(Rows from a dataset of charts and code)
++++++++++

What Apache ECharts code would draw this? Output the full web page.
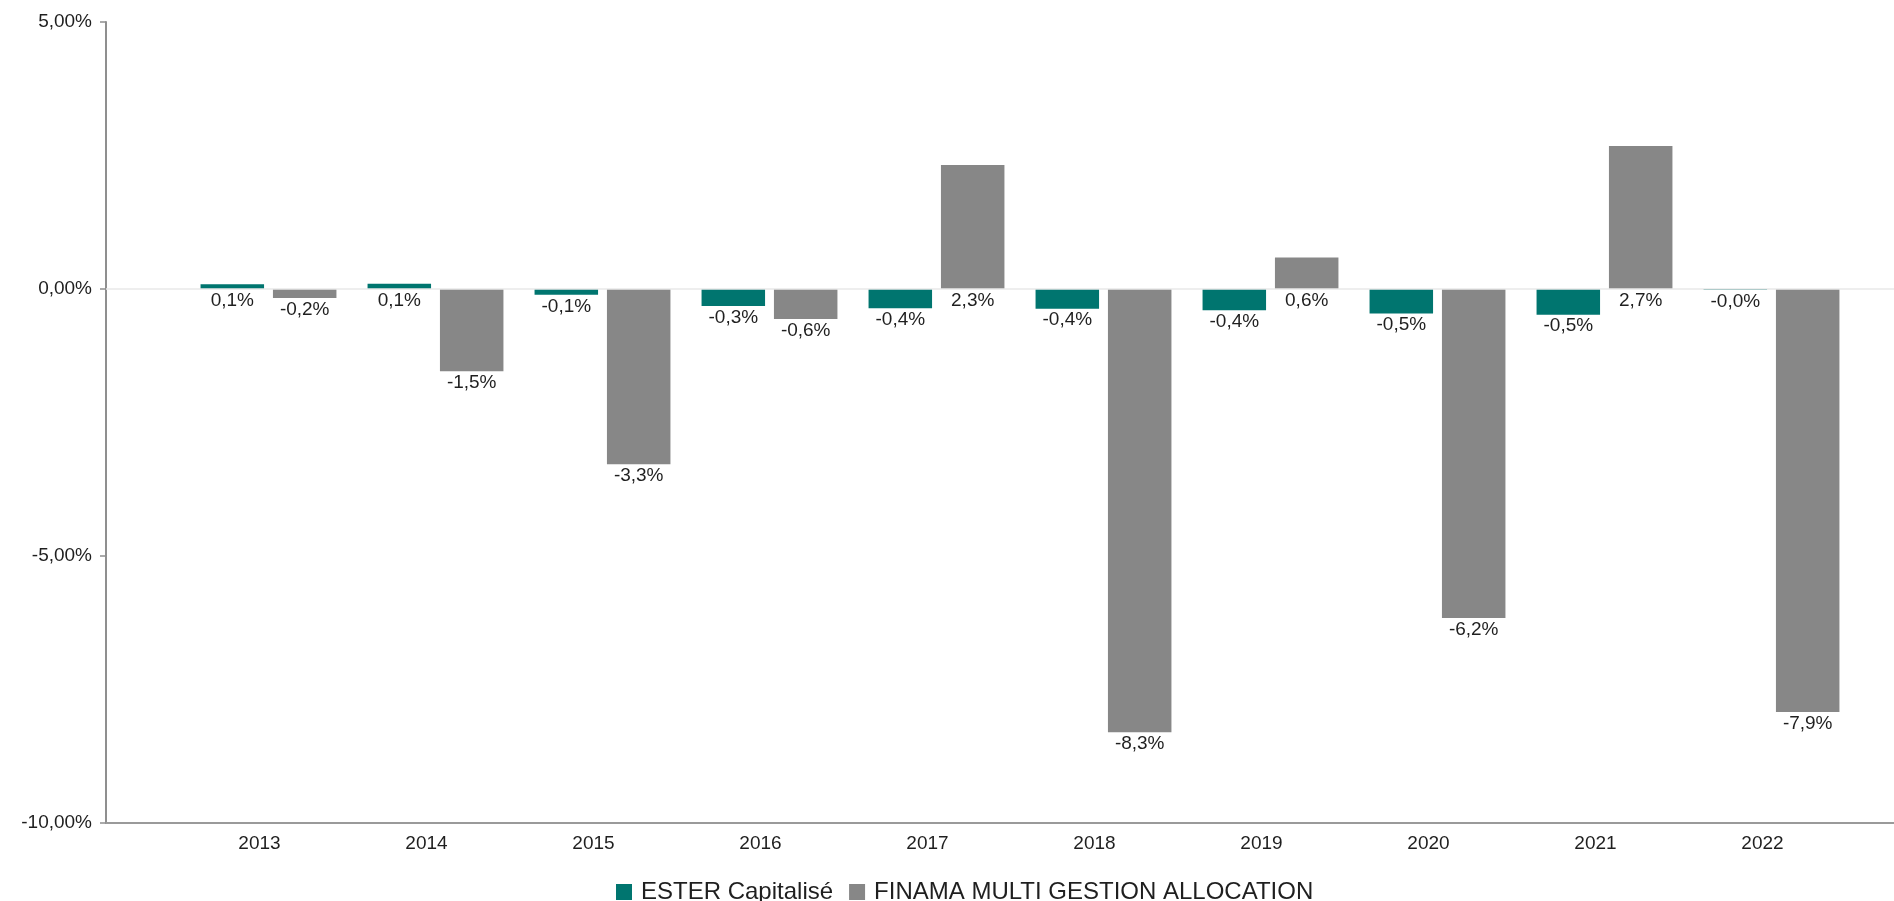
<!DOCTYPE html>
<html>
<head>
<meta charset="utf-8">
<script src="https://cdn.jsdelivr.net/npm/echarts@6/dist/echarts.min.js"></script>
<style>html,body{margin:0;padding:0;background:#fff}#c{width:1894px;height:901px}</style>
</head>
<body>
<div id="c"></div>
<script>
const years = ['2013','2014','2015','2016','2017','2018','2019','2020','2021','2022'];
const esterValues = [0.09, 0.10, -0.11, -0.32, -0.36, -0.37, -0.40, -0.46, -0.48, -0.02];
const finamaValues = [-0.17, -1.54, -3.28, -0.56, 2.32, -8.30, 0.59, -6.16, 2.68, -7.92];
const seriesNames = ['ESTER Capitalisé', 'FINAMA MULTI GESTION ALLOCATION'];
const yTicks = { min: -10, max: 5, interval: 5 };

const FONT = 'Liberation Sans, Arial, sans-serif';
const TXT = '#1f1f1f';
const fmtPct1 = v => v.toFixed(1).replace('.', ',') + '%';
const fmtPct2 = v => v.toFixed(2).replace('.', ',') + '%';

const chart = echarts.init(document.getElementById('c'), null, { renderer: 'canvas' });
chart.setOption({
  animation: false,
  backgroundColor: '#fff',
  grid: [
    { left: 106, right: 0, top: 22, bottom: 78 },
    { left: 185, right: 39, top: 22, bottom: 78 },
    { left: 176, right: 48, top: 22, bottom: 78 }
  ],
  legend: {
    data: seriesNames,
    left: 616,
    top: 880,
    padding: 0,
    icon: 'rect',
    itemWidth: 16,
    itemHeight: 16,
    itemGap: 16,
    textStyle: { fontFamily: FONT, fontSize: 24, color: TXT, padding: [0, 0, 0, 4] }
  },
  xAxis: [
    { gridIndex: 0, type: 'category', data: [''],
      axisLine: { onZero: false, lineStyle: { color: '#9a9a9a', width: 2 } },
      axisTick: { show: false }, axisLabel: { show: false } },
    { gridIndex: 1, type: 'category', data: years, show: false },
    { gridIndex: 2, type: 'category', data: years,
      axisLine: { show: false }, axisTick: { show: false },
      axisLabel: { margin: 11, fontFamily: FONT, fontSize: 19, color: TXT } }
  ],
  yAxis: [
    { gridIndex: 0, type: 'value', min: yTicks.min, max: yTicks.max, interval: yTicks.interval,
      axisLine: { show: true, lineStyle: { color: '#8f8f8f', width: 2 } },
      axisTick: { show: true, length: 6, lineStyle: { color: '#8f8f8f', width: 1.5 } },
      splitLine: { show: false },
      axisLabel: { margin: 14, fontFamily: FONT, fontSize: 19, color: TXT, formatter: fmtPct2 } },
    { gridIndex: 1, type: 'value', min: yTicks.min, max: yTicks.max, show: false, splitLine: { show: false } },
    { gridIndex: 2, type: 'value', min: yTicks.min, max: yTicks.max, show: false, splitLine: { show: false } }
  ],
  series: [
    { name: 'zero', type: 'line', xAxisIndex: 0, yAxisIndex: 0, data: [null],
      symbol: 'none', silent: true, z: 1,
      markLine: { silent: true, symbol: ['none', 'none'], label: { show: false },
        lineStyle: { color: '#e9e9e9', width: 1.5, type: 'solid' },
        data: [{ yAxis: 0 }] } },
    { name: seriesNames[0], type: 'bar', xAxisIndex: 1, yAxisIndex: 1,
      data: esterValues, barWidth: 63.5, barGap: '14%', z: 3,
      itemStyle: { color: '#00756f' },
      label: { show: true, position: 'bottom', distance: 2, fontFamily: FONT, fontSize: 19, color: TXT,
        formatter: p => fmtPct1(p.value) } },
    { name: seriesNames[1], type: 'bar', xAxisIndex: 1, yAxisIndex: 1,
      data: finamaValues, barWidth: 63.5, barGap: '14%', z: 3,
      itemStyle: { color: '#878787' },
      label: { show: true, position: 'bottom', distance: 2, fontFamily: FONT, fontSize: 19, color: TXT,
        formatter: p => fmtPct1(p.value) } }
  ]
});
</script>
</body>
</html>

++++++++++

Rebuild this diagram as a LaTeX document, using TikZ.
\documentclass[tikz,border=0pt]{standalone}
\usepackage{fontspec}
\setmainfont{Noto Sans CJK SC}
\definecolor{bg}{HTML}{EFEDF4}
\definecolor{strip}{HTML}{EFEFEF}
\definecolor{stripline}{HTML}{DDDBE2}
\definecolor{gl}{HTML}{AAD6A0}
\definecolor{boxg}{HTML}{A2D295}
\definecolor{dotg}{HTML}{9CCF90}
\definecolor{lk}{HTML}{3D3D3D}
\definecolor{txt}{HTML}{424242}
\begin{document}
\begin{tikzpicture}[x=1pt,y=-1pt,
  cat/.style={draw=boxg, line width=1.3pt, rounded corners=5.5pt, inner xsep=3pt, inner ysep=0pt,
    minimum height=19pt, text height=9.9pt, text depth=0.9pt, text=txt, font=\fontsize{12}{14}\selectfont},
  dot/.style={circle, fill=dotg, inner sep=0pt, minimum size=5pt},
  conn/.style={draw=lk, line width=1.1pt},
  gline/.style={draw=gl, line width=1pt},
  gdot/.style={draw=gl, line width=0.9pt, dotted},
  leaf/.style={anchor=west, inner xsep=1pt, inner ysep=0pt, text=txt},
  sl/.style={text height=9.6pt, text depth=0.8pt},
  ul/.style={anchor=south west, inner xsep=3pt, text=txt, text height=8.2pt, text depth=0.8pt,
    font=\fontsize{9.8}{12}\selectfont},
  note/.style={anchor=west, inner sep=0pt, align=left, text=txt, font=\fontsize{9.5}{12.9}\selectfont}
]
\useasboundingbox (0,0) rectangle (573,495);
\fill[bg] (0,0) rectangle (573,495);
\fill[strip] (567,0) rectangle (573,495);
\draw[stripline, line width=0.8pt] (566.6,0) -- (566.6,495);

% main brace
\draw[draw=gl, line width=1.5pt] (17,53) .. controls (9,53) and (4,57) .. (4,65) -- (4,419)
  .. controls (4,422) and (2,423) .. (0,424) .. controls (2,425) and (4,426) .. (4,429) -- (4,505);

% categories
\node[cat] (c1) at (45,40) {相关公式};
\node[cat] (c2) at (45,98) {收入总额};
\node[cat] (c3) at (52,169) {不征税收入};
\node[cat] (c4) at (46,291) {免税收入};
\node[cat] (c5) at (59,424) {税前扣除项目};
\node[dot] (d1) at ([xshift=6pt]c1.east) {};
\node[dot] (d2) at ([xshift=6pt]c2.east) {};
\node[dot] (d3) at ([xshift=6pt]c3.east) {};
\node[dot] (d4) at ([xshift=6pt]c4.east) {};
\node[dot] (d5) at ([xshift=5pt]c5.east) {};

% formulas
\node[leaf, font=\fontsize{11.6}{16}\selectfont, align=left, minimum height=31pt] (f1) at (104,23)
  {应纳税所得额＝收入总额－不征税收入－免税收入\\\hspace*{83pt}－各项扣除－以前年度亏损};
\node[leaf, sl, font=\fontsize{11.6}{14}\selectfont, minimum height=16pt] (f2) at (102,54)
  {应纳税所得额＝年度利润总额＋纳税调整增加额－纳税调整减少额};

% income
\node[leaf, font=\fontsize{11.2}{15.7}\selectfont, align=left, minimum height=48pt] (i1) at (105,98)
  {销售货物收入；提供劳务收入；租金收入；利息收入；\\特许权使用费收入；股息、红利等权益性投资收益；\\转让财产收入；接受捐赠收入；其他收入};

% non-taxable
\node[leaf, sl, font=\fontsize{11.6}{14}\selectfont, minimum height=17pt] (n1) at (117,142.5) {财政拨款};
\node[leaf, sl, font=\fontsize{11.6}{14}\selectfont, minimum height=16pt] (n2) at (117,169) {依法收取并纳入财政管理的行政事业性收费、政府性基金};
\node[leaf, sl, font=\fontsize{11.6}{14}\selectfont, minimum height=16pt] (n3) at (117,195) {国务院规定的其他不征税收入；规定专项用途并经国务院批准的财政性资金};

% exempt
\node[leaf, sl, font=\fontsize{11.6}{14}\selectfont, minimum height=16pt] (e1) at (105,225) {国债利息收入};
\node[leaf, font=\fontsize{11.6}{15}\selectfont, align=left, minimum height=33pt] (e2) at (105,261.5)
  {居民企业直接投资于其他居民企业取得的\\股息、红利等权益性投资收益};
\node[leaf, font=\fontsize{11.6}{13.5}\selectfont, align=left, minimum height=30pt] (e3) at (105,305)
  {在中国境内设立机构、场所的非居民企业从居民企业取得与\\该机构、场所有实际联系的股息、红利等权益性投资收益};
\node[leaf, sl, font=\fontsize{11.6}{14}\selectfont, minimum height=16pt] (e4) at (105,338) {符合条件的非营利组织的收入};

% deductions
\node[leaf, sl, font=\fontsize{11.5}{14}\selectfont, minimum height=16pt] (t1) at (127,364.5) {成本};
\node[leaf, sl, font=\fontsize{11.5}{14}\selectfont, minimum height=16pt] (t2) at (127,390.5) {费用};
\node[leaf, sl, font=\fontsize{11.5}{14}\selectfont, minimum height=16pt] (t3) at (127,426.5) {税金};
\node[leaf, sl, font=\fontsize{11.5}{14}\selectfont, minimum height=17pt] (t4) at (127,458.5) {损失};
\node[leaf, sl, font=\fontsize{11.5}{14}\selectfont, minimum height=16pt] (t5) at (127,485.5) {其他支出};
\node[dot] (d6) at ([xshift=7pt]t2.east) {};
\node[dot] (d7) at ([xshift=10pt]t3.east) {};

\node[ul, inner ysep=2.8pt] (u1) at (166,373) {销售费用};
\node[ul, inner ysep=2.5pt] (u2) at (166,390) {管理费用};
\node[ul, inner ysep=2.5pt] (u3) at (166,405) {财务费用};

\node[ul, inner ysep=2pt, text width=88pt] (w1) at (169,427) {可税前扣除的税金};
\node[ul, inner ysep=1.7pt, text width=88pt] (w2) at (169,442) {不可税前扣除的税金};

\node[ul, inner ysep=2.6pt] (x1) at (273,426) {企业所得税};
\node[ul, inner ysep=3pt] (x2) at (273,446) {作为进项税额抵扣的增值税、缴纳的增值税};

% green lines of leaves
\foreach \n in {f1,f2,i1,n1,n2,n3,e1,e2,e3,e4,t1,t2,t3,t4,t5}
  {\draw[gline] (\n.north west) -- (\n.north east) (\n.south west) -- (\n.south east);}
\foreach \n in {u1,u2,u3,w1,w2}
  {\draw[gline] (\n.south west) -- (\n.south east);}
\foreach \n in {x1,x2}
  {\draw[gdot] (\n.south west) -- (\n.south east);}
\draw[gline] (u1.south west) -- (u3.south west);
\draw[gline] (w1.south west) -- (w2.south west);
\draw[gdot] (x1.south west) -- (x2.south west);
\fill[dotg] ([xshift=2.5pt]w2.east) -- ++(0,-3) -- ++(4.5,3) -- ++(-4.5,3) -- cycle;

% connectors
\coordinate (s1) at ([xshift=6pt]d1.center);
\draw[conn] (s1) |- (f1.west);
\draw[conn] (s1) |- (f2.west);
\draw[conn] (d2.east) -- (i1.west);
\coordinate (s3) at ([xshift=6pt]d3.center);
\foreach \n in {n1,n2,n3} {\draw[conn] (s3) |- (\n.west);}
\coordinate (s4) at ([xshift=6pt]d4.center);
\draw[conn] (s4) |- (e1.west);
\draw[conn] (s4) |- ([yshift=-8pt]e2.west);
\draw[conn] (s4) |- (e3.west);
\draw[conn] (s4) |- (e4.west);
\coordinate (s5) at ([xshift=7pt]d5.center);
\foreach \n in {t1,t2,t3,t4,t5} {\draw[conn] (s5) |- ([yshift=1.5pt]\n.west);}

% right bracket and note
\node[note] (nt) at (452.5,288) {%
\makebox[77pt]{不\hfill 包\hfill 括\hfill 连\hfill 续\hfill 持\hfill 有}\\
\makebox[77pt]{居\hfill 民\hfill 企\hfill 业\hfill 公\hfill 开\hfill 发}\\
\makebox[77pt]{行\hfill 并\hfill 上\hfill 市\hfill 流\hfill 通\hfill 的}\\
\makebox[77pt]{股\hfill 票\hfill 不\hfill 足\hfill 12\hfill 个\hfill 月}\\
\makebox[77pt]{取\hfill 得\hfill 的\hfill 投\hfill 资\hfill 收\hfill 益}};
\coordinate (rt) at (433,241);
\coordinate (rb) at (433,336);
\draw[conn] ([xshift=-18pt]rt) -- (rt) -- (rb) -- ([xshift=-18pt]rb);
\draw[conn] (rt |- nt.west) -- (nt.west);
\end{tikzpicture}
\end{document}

++++++++++

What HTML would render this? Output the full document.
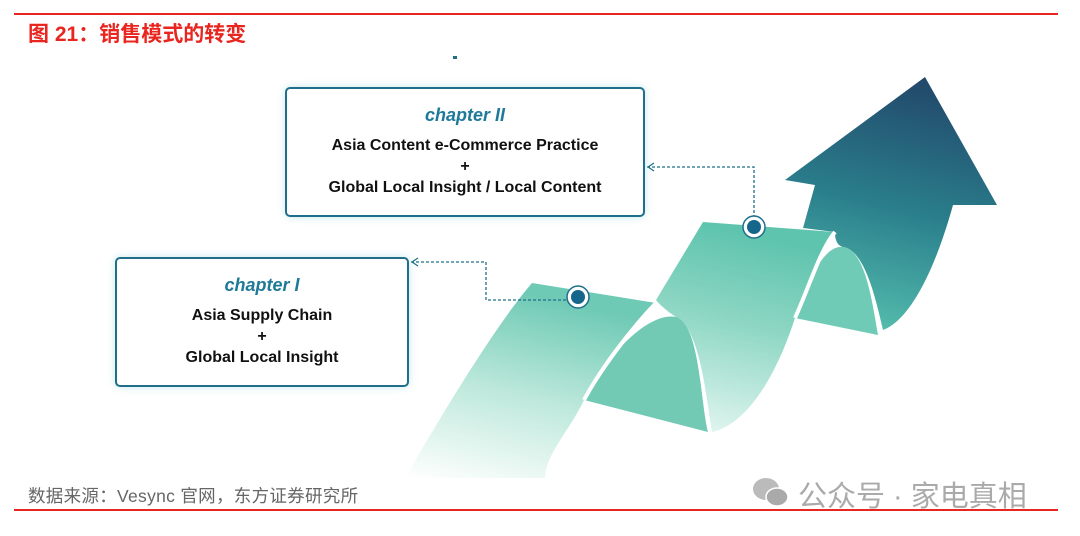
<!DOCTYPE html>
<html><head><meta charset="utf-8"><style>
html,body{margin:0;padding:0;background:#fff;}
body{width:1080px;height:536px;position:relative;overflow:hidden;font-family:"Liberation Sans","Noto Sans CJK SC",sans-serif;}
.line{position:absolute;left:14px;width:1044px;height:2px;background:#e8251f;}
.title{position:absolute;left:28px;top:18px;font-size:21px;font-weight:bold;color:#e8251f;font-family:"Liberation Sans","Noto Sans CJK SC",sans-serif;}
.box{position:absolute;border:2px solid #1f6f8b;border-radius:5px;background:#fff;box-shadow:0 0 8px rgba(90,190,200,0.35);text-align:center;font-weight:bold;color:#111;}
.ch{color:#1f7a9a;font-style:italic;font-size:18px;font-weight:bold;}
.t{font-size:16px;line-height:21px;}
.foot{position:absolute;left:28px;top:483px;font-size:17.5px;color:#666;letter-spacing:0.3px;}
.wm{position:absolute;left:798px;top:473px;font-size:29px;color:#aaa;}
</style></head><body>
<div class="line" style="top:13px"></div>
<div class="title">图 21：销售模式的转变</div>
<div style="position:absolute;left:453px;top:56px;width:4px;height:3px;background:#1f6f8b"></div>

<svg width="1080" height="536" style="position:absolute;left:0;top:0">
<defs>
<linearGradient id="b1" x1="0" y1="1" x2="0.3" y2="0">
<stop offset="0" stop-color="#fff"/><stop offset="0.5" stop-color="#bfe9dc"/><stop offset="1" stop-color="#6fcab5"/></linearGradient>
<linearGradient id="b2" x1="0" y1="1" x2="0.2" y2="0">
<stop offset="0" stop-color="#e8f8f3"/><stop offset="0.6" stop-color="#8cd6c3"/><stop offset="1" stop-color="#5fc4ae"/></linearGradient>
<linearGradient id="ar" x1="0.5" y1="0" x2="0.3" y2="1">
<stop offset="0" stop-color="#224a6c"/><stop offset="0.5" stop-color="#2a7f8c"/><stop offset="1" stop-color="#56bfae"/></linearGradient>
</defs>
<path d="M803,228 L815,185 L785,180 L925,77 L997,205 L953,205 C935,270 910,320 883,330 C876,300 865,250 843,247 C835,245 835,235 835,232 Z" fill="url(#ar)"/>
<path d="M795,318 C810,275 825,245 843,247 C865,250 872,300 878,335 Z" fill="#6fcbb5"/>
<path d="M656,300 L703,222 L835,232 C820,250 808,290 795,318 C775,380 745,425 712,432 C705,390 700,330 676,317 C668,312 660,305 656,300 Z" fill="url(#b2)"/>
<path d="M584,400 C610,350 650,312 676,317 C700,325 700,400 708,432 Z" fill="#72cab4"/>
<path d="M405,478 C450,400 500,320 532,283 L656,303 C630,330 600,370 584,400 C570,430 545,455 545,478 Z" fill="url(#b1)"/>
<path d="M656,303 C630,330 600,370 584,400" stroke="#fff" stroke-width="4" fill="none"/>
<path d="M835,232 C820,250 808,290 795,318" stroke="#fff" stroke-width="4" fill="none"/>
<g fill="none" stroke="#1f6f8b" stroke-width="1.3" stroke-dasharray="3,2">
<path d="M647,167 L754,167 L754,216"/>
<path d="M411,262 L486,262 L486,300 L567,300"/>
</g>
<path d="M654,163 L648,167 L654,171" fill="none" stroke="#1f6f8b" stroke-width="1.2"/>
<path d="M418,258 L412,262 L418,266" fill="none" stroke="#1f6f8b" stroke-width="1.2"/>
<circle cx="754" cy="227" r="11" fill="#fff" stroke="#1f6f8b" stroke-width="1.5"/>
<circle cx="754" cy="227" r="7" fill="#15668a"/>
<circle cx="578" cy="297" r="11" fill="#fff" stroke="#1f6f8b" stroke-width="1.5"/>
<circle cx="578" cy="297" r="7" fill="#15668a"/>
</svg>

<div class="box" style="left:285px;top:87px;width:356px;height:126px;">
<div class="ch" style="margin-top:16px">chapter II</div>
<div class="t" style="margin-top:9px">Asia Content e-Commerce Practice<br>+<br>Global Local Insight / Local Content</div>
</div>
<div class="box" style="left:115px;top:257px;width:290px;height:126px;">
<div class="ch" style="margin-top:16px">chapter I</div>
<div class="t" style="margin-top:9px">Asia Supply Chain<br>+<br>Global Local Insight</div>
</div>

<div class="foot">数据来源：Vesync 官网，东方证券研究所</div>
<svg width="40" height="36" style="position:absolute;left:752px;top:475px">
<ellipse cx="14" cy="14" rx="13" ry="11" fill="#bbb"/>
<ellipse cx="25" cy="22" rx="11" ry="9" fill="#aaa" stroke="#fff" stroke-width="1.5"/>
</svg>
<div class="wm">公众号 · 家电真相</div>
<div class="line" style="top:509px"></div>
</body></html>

++++++++++

▶ Prompt
Select and copy each line from the data that includes the word "What".

▶ Expected answer
What Apache ECharts code would draw this? Output the full web page.
What HTML would render this? Output the full document.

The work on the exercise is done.